From 132dd6354c0d264b4fa2000aac02c9bffc88278a Mon Sep 17 00:00:00 2001
From: Robin Haberkorn <robin.haberkorn@googlemail.com>
Date: Tue, 26 Sep 2023 18:44:43 +0300
Subject: Stream:CC14() added, Stream:CC() outputs normalized values, got rid
 of Stream:ccscale()

* Stream:CC14() allows reading 14-bit CCs (split over two 7-bit MIDI messages).
  It's actually capable to handle regular 7-bit controllers just fine.
  The question is whether we still need a distinction between Stream:CC() and Stream:CC14().
  Stream:CC14() has a slight overhead, but only when actually receiving MIDI messages.
* Stream:CC14() and Stream:CC() output values normalized to [-1,+1] now.
  We actually never made use of raw CC values and the scaling can be done only once whenever
  a matching MIDI message is received, so the runtime overhead is irrelevant.
* This means we could also get rid of Stream:ccscale() now.
  Just use Stream:scale() from nowon.
* Use Stream:scan() now whenever relying on previous values.
  That way, you can often avoid having to keep an accumulator variable in the closure.
---
 TODO     |   9 +-----
 midi.lua | 102 +++++++++++++++++++++++++++++++++++++++------------------------
 2 files changed, 64 insertions(+), 47 deletions(-)

diff --git a/TODO b/TODO
index d49a831..62cc4cb 100644
--- a/TODO
+++ b/TODO
@@ -6,6 +6,7 @@
 
 # Features
 
+* Real-time input. See inputstream branch.

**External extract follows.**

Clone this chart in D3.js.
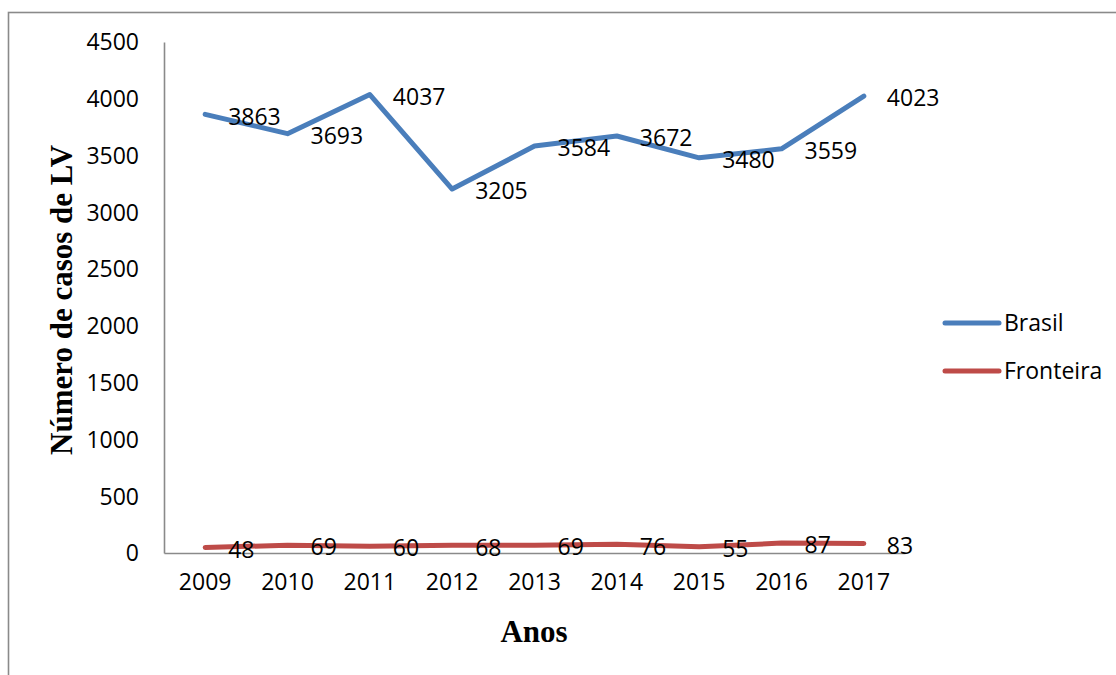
<!DOCTYPE html>
<html>
<head>
<meta charset="utf-8">
<script src="https://cdn.jsdelivr.net/npm/d3@7"></script>
<style>
  html, body { margin: 0; padding: 0; background: #fff; }
  svg { display: block; }
</style>
</head>
<body>
<svg id="chart" width="1116" height="675"></svg>
<script>
// Leishmaniose visceral: casos no Brasil e na fronteira, 2009–2017
const years = ["2009", "2010", "2011", "2012", "2013", "2014", "2015", "2016", "2017"];
const brasil = [3863, 3693, 4037, 3205, 3584, 3672, 3480, 3559, 4023];
const fronteira = [48, 69, 60, 68, 69, 76, 55, 87, 83];
const yTicks = [0, 500, 1000, 1500, 2000, 2500, 3000, 3500, 4000, 4500];
const seriesNames = ["Brasil", "Fronteira"];
const seriesColors = ["#4a7ebb", "#be4b48"];

const series = [
  { name: seriesNames[0], values: brasil, color: seriesColors[0] },
  { name: seriesNames[1], values: fronteira, color: seriesColors[1] }
];

const svg = d3.select("#chart");
const numFont = "'Open Sans', 'Liberation Sans', sans-serif";
const titleFont = "'Liberation Serif', 'Times New Roman', serif";
const axisGray = "#8a8a8a";

// outer frame (only left and top edges fall inside the view)
svg.append("rect")
  .attr("x", 8.5).attr("y", 12.5)
  .attr("width", 1200).attr("height", 800)
  .attr("fill", "none")
  .attr("stroke", axisGray)
  .attr("stroke-width", 1.6);

const plot = { left: 164, right: 905, top: 42, bottom: 553 };

const x = d3.scaleBand().domain(years).range([plot.left, plot.right]);
const y = d3.scaleLinear().domain([0, 4500]).range([plot.bottom, plot.top]);
const cx = d => x(d) + x.bandwidth() / 2;

// y axis
const yAxis = svg.append("g")
  .attr("transform", `translate(${plot.left},0)`)
  .call(d3.axisLeft(y).tickValues(yTicks).tickSize(0).tickPadding(25).tickFormat(d3.format("d")));
yAxis.select(".domain").attr("stroke", axisGray).attr("stroke-width", 1.6);
yAxis.selectAll("text")
  .attr("font-family", numFont).attr("font-size", 23).attr("fill", "#000")
  .attr("dy", "0.34em");

// x axis
const xAxis = svg.append("g")
  .attr("transform", `translate(0,${plot.bottom})`)
  .call(d3.axisBottom(x).tickSize(0).tickPadding(20));
xAxis.select(".domain").attr("stroke", axisGray).attr("stroke-width", 1.6);
xAxis.selectAll("text")
  .attr("font-family", numFont).attr("font-size", 23).attr("fill", "#000")
  .attr("dy", "0.75em");

// axis titles
svg.append("text")
  .attr("transform", "translate(72,300) rotate(-90)")
  .attr("text-anchor", "middle")
  .attr("font-family", titleFont).attr("font-weight", "bold").attr("font-size", 31)
  .attr("fill", "#000")
  .text("Número de casos de LV");

svg.append("text")
  .attr("x", 534).attr("y", 642)
  .attr("text-anchor", "middle")
  .attr("font-family", titleFont).attr("font-weight", "bold").attr("font-size", 31)
  .attr("fill", "#000")
  .text("Anos");

// lines
const line = d3.line()
  .x((d, i) => cx(years[i]))
  .y(d => y(d));

series.forEach(s => {
  svg.append("path")
    .datum(s.values)
    .attr("d", line)
    .attr("fill", "none")
    .attr("stroke", s.color)
    .attr("stroke-width", 5)
    .attr("stroke-linecap", "round")
    .attr("stroke-linejoin", "round");
});

// value labels, to the right of each point
series.forEach(s => {
  svg.append("g").selectAll("text")
    .data(s.values)
    .join("text")
    .attr("x", (d, i) => cx(years[i]) + 23)
    .attr("y", d => y(d) + 2)
    .attr("dy", "0.36em")
    .attr("font-family", numFont).attr("font-size", 23).attr("fill", "#000")
    .text(d => d);
});

// legend
const legend = svg.append("g");
series.forEach((s, i) => {
  const ly = 323 + i * 48;
  legend.append("line")
    .attr("x1", 945).attr("x2", 999)
    .attr("y1", ly).attr("y2", ly)
    .attr("stroke", s.color).attr("stroke-width", 5)
    .attr("stroke-linecap", "round");
  legend.append("text")
    .attr("x", 1004).attr("y", ly)
    .attr("dy", "0.36em")
    .attr("font-family", numFont).attr("font-size", 23).attr("fill", "#000")
    .text(s.name);
});
</script>
</body>
</html>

 * Line Continuations on the CLI (like Lua's CLI)
 * CLI auto completions via libreadline.
   This could directly introspect the Stream object for instance.
@@ -48,14 +49,6 @@
   Unfortunately, it will not resolve all non-realtime-safe gtick-invocations.
   It's also questionable what happens when the timestamp wraps. Whether a wrap is safe or not, will depend
   on the generator.
-* Inconsistent signal normalization.
-  Some signals like Stream:CC() are not normalized to [-1,1], so you need
-  special scaling methods like Stream:ccscale().
-  The supposed advantage is that often a signal between [0,1] is needed, so you only
-  need a single division. E.g. Stream:mul(Stream:CC(...) / 127).
-  On the other hand, with normalized outputs, you could also write Stram:mul(Stream:CC(...):scale(1)).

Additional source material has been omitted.